EXERCISE BRIEF:
For the entries that follow, tally the lines holding the string "matplotlib". Give the total and nothing else.

INPUT ROWS:
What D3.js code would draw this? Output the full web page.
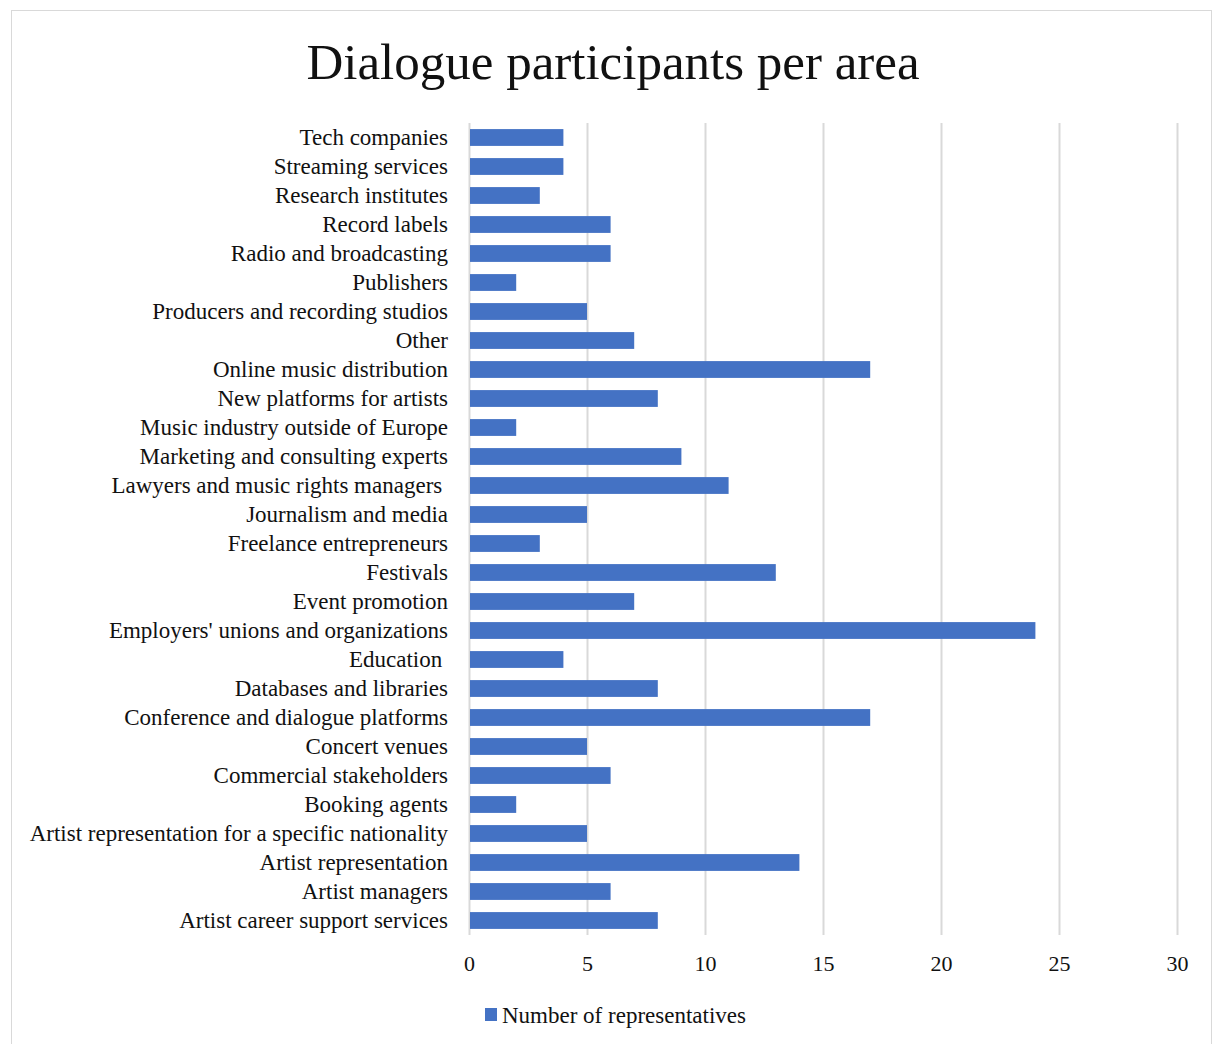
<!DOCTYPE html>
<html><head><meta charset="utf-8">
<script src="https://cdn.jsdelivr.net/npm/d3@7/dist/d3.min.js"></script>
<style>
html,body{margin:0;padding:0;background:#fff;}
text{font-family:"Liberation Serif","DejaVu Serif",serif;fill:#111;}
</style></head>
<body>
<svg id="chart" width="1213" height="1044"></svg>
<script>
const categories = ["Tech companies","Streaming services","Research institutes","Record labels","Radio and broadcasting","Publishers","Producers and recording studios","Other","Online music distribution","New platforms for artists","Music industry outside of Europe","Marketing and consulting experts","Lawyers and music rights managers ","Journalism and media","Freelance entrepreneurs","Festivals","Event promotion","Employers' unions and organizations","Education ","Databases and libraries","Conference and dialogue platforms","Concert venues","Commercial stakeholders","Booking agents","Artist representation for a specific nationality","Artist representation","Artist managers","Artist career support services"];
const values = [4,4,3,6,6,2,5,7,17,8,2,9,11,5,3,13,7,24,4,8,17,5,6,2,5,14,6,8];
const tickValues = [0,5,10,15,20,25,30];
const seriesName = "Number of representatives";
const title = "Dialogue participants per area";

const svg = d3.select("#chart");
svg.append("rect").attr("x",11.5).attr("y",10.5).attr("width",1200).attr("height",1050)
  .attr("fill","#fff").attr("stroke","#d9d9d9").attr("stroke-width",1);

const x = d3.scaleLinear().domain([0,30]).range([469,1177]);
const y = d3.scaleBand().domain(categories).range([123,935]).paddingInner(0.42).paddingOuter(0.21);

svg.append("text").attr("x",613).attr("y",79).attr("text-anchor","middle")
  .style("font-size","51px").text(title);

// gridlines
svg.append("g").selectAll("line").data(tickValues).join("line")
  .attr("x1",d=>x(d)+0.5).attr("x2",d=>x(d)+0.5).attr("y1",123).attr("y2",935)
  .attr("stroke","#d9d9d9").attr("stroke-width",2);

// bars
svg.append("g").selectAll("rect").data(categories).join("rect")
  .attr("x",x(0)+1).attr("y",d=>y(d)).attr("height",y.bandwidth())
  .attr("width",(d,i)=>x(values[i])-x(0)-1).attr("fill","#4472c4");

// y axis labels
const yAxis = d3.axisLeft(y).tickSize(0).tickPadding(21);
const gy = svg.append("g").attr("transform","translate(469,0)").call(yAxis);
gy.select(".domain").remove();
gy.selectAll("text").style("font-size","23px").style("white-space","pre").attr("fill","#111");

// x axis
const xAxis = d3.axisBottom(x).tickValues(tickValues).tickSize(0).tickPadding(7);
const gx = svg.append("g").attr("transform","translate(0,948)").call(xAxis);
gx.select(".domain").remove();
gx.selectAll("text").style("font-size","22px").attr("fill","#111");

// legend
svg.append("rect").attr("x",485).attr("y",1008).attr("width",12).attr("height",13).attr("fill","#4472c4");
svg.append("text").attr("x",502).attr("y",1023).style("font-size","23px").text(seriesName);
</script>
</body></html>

---

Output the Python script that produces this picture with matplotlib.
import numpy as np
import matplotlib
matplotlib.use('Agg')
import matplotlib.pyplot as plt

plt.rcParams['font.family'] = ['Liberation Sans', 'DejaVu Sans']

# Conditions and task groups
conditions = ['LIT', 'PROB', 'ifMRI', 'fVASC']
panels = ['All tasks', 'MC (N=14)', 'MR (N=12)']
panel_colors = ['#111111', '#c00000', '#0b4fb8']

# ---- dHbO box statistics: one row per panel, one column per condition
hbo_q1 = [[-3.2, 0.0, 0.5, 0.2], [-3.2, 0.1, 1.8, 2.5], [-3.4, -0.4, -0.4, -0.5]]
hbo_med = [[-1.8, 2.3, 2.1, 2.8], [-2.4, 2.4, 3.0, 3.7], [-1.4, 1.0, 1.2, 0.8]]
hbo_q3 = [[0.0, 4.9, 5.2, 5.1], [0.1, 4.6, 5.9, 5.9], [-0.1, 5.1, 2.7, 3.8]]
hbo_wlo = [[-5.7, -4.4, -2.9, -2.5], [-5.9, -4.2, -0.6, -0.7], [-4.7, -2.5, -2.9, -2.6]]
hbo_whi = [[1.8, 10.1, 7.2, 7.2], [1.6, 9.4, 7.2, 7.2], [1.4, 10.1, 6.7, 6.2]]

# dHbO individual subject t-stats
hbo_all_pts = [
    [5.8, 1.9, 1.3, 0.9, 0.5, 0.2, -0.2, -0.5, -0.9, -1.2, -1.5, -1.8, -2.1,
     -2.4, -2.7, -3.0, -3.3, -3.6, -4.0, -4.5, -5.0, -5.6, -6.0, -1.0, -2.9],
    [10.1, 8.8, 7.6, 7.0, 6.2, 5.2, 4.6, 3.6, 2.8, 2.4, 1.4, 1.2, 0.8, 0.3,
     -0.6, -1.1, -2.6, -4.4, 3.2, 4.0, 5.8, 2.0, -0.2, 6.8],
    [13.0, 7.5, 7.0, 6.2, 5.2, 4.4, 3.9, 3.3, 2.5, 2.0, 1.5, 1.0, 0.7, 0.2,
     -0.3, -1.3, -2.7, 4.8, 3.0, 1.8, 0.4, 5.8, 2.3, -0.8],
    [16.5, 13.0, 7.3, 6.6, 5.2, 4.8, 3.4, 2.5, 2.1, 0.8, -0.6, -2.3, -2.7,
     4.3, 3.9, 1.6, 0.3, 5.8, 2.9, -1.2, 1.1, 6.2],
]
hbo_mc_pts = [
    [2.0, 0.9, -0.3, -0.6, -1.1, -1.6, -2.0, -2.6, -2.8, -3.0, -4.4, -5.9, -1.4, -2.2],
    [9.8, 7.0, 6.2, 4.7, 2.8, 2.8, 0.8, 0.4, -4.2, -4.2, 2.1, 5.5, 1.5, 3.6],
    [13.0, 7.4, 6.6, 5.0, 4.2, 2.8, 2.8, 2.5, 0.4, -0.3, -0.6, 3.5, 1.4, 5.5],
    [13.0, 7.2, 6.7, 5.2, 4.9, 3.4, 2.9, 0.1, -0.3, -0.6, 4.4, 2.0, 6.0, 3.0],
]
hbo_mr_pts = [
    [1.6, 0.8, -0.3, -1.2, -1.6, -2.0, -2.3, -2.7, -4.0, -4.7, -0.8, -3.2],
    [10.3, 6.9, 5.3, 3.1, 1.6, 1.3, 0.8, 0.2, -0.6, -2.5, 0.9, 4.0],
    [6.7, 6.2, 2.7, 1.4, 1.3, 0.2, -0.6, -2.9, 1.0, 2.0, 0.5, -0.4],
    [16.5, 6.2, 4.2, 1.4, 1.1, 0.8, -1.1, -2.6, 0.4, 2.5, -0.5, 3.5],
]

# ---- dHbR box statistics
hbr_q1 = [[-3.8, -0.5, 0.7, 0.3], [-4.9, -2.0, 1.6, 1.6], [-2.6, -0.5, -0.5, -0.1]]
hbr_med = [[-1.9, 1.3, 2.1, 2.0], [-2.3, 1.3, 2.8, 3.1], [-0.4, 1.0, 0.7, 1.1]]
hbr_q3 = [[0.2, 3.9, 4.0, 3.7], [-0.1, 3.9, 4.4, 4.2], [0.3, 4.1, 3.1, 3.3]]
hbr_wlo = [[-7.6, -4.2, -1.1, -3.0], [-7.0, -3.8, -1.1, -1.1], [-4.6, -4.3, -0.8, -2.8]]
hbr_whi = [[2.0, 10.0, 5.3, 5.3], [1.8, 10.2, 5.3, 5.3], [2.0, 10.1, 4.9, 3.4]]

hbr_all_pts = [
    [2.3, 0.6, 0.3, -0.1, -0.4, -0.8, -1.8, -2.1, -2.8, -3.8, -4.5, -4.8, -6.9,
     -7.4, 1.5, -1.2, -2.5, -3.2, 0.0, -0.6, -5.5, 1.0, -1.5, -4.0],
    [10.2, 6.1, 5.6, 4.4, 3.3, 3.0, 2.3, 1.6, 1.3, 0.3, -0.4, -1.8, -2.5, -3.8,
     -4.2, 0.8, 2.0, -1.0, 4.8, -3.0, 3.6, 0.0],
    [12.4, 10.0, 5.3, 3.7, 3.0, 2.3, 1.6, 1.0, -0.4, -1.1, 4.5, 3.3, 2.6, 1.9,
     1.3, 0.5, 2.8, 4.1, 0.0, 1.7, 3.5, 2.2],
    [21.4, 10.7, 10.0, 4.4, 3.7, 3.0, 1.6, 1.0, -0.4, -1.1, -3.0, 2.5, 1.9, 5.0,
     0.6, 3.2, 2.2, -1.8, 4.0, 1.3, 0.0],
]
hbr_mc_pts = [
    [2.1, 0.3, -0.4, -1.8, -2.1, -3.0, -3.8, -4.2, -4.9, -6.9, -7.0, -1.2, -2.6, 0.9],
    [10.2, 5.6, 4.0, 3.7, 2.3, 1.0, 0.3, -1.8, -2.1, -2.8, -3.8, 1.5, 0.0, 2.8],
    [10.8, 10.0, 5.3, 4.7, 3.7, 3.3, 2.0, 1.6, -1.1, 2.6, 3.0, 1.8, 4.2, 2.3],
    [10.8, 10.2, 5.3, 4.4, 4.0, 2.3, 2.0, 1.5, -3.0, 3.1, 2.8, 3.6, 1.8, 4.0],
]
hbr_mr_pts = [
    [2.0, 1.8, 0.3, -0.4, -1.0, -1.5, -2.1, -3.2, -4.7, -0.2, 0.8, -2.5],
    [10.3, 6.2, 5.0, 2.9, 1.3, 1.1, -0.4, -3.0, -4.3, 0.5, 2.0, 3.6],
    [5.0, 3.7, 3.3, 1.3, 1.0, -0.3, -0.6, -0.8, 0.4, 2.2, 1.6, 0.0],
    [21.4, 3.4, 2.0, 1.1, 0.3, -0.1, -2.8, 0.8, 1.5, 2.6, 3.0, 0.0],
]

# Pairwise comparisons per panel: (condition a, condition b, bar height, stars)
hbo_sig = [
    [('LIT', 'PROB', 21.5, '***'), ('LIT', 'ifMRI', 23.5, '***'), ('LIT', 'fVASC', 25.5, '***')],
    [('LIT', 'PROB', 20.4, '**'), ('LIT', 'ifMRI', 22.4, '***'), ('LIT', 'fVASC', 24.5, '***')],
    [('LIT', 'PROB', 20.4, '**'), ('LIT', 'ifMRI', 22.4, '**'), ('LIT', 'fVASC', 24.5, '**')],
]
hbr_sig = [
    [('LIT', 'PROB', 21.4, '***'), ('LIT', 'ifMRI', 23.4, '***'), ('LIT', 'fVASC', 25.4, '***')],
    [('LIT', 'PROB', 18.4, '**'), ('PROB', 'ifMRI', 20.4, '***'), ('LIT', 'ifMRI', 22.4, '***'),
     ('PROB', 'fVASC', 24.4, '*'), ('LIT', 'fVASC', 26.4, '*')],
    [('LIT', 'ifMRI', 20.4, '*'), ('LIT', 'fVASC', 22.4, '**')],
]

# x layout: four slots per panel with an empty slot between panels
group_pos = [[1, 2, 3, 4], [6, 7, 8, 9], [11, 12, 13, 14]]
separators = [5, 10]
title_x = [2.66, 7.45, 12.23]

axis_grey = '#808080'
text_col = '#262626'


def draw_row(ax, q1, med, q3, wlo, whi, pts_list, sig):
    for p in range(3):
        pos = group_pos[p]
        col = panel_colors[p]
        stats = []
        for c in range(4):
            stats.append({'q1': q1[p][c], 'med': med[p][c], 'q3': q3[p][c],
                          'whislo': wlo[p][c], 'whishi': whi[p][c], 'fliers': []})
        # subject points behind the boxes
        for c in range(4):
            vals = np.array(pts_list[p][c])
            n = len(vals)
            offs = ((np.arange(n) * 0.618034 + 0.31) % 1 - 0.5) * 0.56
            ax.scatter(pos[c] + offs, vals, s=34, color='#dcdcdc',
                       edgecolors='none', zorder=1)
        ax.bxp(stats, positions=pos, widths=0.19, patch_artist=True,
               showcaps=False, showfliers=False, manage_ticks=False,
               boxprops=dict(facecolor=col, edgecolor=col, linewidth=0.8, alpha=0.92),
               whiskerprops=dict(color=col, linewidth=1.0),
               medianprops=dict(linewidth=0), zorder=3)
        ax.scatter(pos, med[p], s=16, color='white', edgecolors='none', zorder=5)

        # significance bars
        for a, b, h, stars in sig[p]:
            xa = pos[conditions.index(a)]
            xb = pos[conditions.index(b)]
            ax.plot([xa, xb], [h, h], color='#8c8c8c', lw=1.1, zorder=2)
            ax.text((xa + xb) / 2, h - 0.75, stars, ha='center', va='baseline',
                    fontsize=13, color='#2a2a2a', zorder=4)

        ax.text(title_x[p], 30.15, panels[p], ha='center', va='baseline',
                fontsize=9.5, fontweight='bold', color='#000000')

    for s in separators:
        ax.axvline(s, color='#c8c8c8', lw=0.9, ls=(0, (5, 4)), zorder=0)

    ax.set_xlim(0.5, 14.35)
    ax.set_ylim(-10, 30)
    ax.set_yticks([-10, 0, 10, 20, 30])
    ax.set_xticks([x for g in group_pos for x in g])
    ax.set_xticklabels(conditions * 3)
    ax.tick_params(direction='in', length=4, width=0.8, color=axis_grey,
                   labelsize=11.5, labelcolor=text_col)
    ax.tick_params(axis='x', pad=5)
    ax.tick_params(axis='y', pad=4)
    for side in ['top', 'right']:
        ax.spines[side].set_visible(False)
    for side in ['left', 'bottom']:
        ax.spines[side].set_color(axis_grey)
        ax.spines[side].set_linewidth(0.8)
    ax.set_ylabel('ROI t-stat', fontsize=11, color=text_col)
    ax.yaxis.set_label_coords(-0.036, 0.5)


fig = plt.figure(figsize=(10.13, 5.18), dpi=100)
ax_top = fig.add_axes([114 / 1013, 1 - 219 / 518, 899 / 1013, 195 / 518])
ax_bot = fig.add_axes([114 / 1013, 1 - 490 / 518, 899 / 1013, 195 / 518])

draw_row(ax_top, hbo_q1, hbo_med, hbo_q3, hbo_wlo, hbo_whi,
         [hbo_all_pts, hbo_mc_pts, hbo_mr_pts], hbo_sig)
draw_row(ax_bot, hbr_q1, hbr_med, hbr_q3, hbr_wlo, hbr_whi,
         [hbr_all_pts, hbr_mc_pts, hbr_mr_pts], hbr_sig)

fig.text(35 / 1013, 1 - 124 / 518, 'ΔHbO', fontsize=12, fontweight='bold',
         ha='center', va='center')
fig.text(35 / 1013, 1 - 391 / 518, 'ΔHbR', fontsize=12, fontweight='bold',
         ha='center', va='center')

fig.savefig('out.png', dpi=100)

* * *

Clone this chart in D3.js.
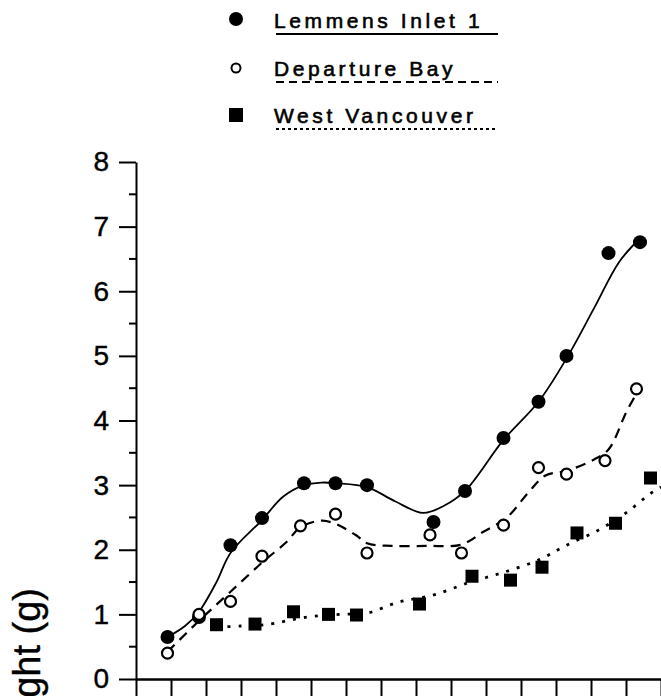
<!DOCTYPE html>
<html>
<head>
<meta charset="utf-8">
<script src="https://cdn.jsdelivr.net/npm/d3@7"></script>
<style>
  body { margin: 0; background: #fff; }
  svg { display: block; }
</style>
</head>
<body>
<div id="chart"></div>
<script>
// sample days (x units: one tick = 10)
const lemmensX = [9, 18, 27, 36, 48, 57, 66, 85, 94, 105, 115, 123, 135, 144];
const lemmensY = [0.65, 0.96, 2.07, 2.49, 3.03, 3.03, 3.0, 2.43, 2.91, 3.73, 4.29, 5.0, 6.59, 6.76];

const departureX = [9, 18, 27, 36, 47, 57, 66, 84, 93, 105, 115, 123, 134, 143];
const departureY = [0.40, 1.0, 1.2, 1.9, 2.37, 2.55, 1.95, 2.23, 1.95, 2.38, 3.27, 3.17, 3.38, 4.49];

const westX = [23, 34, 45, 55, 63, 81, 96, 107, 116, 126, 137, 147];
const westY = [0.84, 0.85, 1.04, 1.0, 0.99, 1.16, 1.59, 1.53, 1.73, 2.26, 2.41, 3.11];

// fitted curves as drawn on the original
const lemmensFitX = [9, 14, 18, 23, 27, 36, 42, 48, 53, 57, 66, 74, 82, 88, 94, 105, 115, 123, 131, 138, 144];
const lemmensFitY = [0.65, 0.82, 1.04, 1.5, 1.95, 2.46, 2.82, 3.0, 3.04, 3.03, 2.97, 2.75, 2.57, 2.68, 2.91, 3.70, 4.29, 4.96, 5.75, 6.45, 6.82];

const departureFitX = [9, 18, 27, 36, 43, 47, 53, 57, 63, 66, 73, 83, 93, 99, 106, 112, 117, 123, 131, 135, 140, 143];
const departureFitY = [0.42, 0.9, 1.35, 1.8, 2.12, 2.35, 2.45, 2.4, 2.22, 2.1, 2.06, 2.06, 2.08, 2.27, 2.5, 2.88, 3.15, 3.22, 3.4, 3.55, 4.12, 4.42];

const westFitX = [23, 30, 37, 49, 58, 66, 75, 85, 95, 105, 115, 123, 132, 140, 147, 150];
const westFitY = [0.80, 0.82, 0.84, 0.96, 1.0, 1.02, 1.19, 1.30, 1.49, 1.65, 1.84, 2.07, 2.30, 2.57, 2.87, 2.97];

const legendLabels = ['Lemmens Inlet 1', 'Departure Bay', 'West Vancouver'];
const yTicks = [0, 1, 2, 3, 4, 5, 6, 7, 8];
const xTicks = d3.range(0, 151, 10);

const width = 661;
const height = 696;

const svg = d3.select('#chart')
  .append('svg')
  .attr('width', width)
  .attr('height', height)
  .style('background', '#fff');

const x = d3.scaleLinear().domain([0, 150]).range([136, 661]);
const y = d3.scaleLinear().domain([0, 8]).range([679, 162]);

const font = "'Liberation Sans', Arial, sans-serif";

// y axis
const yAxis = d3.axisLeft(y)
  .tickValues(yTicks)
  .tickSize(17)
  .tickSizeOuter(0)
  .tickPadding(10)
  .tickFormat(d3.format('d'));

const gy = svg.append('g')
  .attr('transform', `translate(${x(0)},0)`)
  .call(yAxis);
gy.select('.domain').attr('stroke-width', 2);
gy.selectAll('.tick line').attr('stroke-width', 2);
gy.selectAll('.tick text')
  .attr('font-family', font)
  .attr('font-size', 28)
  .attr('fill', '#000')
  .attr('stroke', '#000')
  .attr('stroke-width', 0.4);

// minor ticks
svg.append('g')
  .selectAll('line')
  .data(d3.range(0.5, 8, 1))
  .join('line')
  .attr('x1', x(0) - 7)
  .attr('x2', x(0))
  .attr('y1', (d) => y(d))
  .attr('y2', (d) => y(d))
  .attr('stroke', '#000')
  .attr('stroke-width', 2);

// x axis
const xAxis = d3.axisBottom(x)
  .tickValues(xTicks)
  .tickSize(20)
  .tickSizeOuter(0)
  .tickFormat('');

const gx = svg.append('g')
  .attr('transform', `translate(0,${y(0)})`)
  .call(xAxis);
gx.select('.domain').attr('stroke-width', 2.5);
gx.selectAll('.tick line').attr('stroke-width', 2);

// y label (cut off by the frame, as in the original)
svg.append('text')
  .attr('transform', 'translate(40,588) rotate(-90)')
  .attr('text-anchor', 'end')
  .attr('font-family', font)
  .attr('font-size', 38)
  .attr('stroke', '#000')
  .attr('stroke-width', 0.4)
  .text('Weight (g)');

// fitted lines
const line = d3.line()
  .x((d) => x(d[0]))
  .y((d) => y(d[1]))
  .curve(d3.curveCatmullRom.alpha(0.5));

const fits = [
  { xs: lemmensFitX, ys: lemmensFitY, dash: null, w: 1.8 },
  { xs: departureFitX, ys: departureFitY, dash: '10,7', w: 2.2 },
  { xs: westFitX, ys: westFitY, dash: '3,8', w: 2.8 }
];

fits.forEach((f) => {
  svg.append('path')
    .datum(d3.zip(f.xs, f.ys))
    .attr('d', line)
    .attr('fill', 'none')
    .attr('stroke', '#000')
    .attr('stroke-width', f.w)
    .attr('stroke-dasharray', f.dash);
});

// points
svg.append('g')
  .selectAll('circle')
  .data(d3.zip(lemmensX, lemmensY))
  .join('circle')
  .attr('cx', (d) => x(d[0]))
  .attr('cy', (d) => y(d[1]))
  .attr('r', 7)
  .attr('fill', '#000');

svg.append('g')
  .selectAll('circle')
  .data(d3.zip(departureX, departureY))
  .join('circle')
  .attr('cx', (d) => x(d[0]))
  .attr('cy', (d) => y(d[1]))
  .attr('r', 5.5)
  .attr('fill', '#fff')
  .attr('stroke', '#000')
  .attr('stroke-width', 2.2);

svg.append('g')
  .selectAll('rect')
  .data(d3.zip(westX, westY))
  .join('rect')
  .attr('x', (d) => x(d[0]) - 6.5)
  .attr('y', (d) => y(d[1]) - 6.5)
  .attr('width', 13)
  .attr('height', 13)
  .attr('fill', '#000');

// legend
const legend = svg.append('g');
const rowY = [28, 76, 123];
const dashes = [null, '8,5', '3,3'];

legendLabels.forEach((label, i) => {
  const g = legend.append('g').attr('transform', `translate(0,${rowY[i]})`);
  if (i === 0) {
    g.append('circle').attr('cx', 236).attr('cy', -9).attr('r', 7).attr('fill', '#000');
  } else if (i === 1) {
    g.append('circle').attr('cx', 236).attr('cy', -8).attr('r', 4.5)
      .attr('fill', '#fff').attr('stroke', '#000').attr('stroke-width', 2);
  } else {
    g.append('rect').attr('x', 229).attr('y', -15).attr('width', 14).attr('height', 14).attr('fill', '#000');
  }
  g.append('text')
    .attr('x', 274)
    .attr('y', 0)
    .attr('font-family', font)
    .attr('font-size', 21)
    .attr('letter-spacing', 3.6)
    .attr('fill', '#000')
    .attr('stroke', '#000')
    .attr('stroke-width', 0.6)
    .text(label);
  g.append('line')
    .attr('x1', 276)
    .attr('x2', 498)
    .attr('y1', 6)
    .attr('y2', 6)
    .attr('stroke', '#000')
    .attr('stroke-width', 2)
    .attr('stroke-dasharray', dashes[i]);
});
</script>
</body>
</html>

WRITTEN SOLUTION:
4